All of that may not sound like it could cover an entire year, but the frequent updates on these matters and their thought-provoking nature ultimately helped pass the time that would’ve been otherwise covered by outside distractions that have gone missing. Privacy became the distraction. I've been more laser-focused on the nitty-gritty details of these matters and, honestly, such immersion has produced some much-needed excitement and interest to my days.
This last week alone was a prime example of the absolute whirlwind we’ve become accustomed to. It actually first started at the end of last week with board appointments for the California Privacy Protection Agency.
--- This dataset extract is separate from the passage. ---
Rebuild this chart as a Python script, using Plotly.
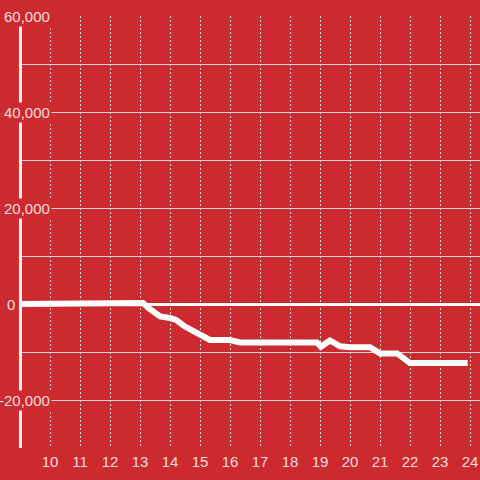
import plotly.graph_objects as go

# data
hours = [8.9, 13.0, 13.1, 13.3, 13.67, 14.0, 14.2, 14.5, 15.0, 15.33, 16.0, 16.33,
         18.9, 19.03, 19.33, 19.67, 20.0, 20.67, 21.0, 21.57, 22.0, 23.92]
values = [0, 0, 200, -900, -2600, -2900, -3300, -4700, -6500, -7500, -7500, -8000,
          -8000, -8900, -7600, -8800, -9000, -9000, -10300, -10300, -12300, -12300]
y_tick_vals = [60000, 40000, 20000, 0, -20000]
y_tick_text = ["60,000", "40,000", "20,000", "0", "-20,000"]
x_tick_vals = list(range(10, 25))

BG = "#cc2a2f"
LABEL = "#f3dede"
GRID = "#d6d6d6"

fig = go.Figure()
fig.add_trace(go.Scatter(x=hours, y=values, mode="lines",
                         line=dict(color="white", width=6), hoverinfo="skip"))

W, H = 480, 480
ml, mr, mt, mb = 20, 0, 16, 32
pw = W - ml - mr

fig.update_layout(
    width=W, height=H, autosize=False,
    margin=dict(l=ml, r=mr, t=mt, b=mb, pad=0),
    paper_bgcolor=BG, plot_bgcolor=BG,
    showlegend=False,
    font=dict(family="Liberation Sans, Arial, sans-serif", size=15, color=LABEL),
    xaxis=dict(range=[9, 9 + pw / 30], tickvals=x_tick_vals, showgrid=True,
               gridcolor=GRID, griddash="2px,2px", gridwidth=1, zeroline=False,
               showline=False, ticks="", ticklabelstandoff=3,
               tickfont=dict(color=LABEL, size=15)),
    yaxis=dict(range=[-30000, 60000], dtick=10000, tick0=0, showgrid=True,
               gridcolor=GRID, gridwidth=1, showticklabels=False,
               zeroline=True, zerolinecolor="white", zerolinewidth=3,
               showline=False, ticks=""),
)

# y axis line
fig.add_shape(type="line", xref="paper", yref="paper", x0=0.001, x1=0.001, y0=0, y1=1,
              line=dict(color="#f2f2f2", width=3), layer="above")

for v, t in zip(y_tick_vals, y_tick_text):
    right_px = 32 if t != "0" else -3
    fig.add_annotation(x=right_px / pw, xref="paper", y=v, yref="y", text=t,
                       showarrow=False, xanchor="right", yanchor="middle",
                       bgcolor=BG if t != "0" else "rgba(0,0,0,0)", borderpad=1,
                       font=dict(color=LABEL, size=15))

fig.write_html(
    "out.html",
    config={"displayModeBar": False},
    post_script="document.body.style.margin='0';document.body.style.overflow='hidden';",
)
Then came news from the Federal Trade Commission on a new commissioner appointment and the creation of a rulemaking group, both of which will undoubtedly shake up federal privacy enforcement in some fashion. If that wasn’t enough to absorb, the Department of Commerce announced intentions to increase discussions with the EU on an EU-U.S. Privacy Shield replacement after reports two weeks earlier suggested a new mechanism was not on the horizon. And I’d be remiss not to mention the cherry on top, as the IAPP unveiled its latest iteration of the "Privacy Tech Vendor Report" featuring 356 vendors across 11 categories.
We’ve always heard the old adage about how unhealthy it is to bury yourself in your work. This year was undoubtedly an exception to that rule, and it’s a self-pardon I don’t think I’ll be regretting anytime soon.